Copy out the entries in full and with complete accuracy; pictures are excluded.

#####

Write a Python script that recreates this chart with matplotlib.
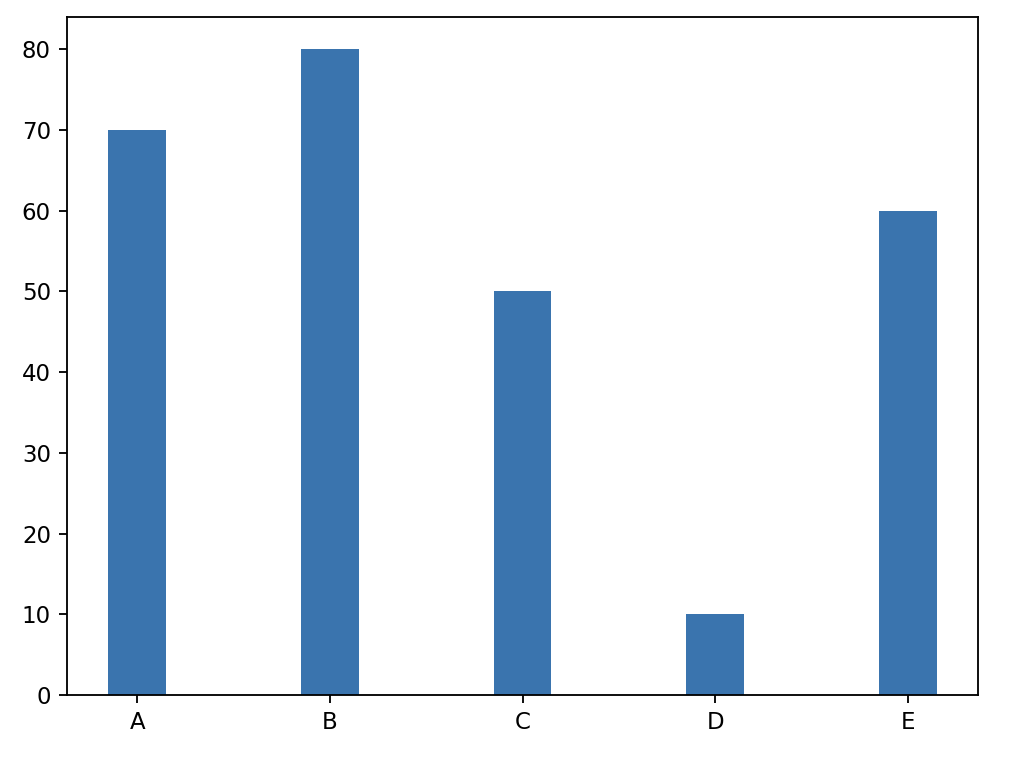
import matplotlib
matplotlib.use("Agg")
import matplotlib.pyplot as plt

categories = ["A", "B", "C", "D", "E"]
values = [70, 80, 50, 10, 60]

dpi = 165
fig = plt.figure(figsize=(1024 / dpi, 765 / dpi), dpi=dpi)
ax = fig.add_axes([67 / 1024, 1 - 695 / 765, (978 - 67) / 1024, (695 - 17) / 765])
ax.bar(categories, values, width=0.3, color="#3a74ae")

fig.savefig("out.png", dpi=dpi)
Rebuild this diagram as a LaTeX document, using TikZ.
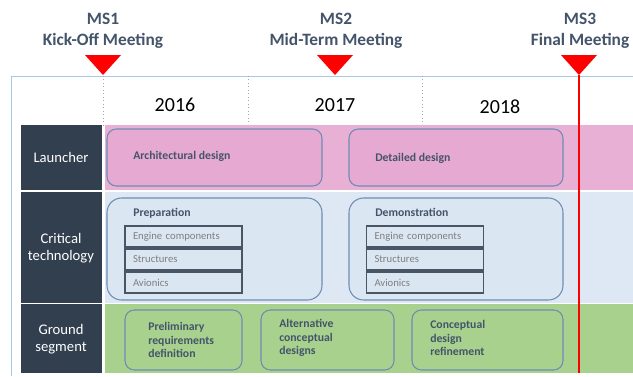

#####

*WORKED ANSWER*:
Write a Python script that recreates this chart with matplotlib.
import matplotlib
matplotlib.use("Agg")
import matplotlib.pyplot as plt

categories = ["A", "B", "C", "D", "E"]
values = [70, 80, 50, 10, 60]

dpi = 165
fig = plt.figure(figsize=(1024 / dpi, 765 / dpi), dpi=dpi)
ax = fig.add_axes([67 / 1024, 1 - 695 / 765, (978 - 67) / 1024, (695 - 17) / 765])
ax.bar(categories, values, width=0.3, color="#3a74ae")

fig.savefig("out.png", dpi=dpi)
Rebuild this diagram as a LaTeX document, using TikZ.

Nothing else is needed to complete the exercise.